REDESSAN Le village sidéré depuis l’agression homophobe d’une famille
Sur la place Saint-Jean, au centre du petit village de Redessan, la porte blanche vitrée et les volets de la petite maison coincée entre la pizzeria et le salon de coiffure sont clos depuis une semaine.
Le couple homosexuel et les deux enfants qui y vivaient ont en effet dû être évacués, lundi 16 mai, par les gendarmes, chassés par les insultes et les menaces d’une demi-douzaine de jeunes du village qui se regroupent sous l’olivier en face de la maison désormais vide.
Main courante et caméra de vidéosurveillance
Après une première série d’insultes et de jets de pétards devant chez lui, le couple dépose une première main courante jeudi 12 mai, avant que l’un des papas ne dépose finalement plainte le lundi 16. Mais pour l’enregistrer, les gendarmes de Marguerittes exigent des preuves, alors même qu’une caméra de vidéosurveillance connectée au centre de surveillance de Nîmes métropole filme la place, à quelques mètres de là…
Le soir même, le couple de trentenaire décide alors de filmer les jeunes d’une vingtaine d’années, provoquant l’animosité du groupe qui pendant plusieurs heures redouble d’insultes et s’en prend à leur porte à coup de poing et de jets de pierre, terrorisant les jumeaux de trois ans du couple… Les gendarmes viendront finalement les exfiltrer trois heures plus tard.
Un village coupé en deux
Après avoir reçu la famille, jeudi 19 mai, la maire du village de 4 200 âmes semble consternée. « Ils sont totalement sidérés par tant d’intolérance, souffle Fabienne Richard, dans son bureau de la mairie, à quelques pas de la place Saint-Jean, mardi 24 mai.
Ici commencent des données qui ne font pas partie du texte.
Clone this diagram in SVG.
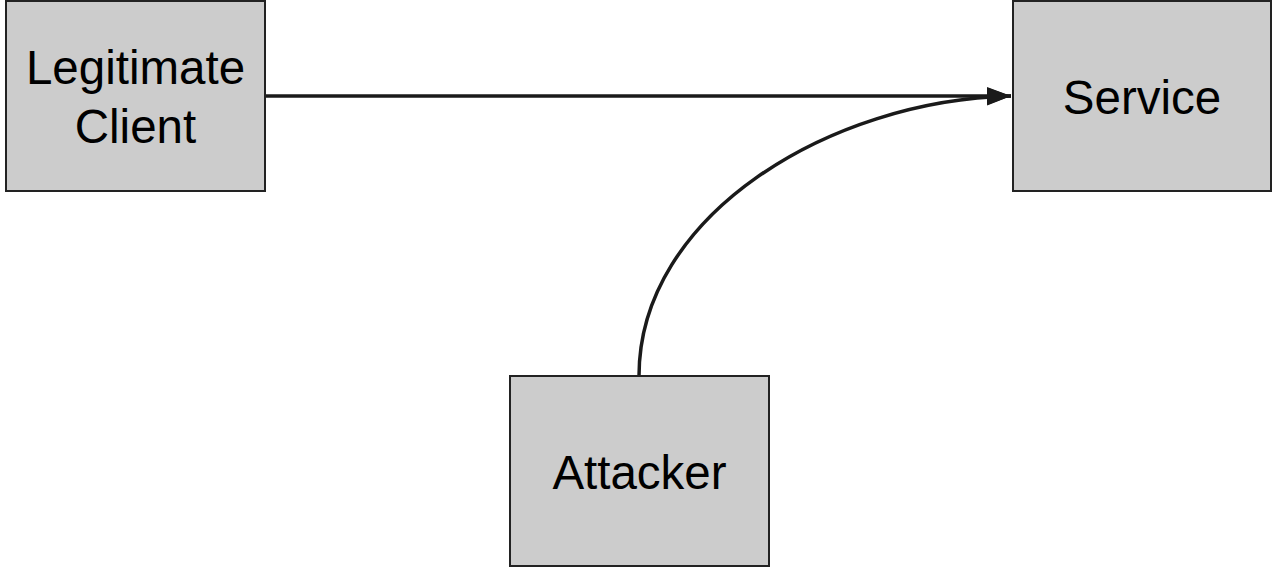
<svg xmlns="http://www.w3.org/2000/svg" width="1273" height="569" viewBox="0 0 1273 569">
<style>
.box{fill:#cccccc;stroke:#222222;stroke-width:2}
.lbl{font-family:"Liberation Sans",Arial,sans-serif;font-size:47.5px;fill:#000;text-anchor:middle}
.edge{fill:none;stroke:#1a1a1a;stroke-width:3.5}
</style>
<defs>
<marker id="arrow" markerUnits="userSpaceOnUse" markerWidth="26" markerHeight="20" refX="24" refY="9" orient="auto">
<path d="M0,0 L24,9 L0,18 Z" fill="#1a1a1a"/>
</marker>
</defs>
<g id="connectors">
<path class="edge" d="M265,96 L1011,96" marker-end="url(#arrow)"/>
<path class="edge" d="M639,376 C639,215 830,100 1011,96" marker-end="url(#arrow)"/>
</g>
<g id="legitimate-client">
<rect class="box" x="6" y="1" width="259" height="190"/>
<text class="lbl" x="135.5" y="84">Legitimate</text>
<text class="lbl" x="135.5" y="143">Client</text>
</g>
<g id="service">
<rect class="box" x="1013" y="1" width="258" height="190"/>
<text class="lbl" x="1142" y="114">Service</text>
</g>
<g id="attacker">
<rect class="box" x="510" y="376" width="259" height="190"/>
<text class="lbl" x="639.5" y="489">Attacker</text>
</g>
</svg>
Pour l’instant, ils sont hébergés chez de la famille en dehors du village. J’ai appelé des collègues maires pour tenter de les reloger durablement, car ils refusent pour l’instant de revenir vivre à Redessan… »
L’un des deux papas - qui travaille pour l’association Aides, et son compagnon dans la grande distribution - est pourtant né à Redessan. Toute sa famille y vit d’ailleurs également, tout comme celles de trois des quatre jeunes mis en cause. L'un des agresseurs était même à l'école avec le papa originaire du village. Quelques minutes passées autour de la place suffisent d'ailleurs à croiser la sœur et le cousin de ce dernier. Totalement abasourdi, tous les deux refusent d’évoquer l’incident qui semble avoir coupé le village en deux.
Les jeunes ont été interpellés vendredi 20 mai par les gendarmes avant d’être relâchés dans la soirée. Leur présence sous l’olivier gênait les riverains depuis longtemps. « Ils traînent sur la place depuis des années, fument des joints et m’ont déjà lancé des pétards dessus, confie Michèle, une commerçante proche des lieux. Quand je les vois, je préfère les éviter et tracer ma route. »
« Ces jeunes ont tout pour être heureux... »
Des craintes redoublées à la presse du village, où les clients espèrent que la mairie fera bientôt cesser ces nuisances. « C’est inacceptable ! Nous devrions pouvoir vivre ensemble ici, dans le respect et la tolérance, réagit Fabienne Richard. Je suis extrêmement déçue car ces jeunes ont tout pour être heureux : un skate-park, un city-stade, un boulodrome, un dojo, une quarantaine d’associations, mais aussi des aides au permis ou au BAFA, et dernièrement même un forum pour l’emploi… »
Depuis leur interpellation, la demi-douzaine de jeunes a déserté l’olivier de la place Saint-Jean, en attendant leur prochain jugement au tribunal de Nîmes. Les pierres blanches qui décoraient le pied de l’arbre, et dont certaines ont été utilisées comme projectiles contre la famille, ont été enlevées et seront remplacées par des fleurs.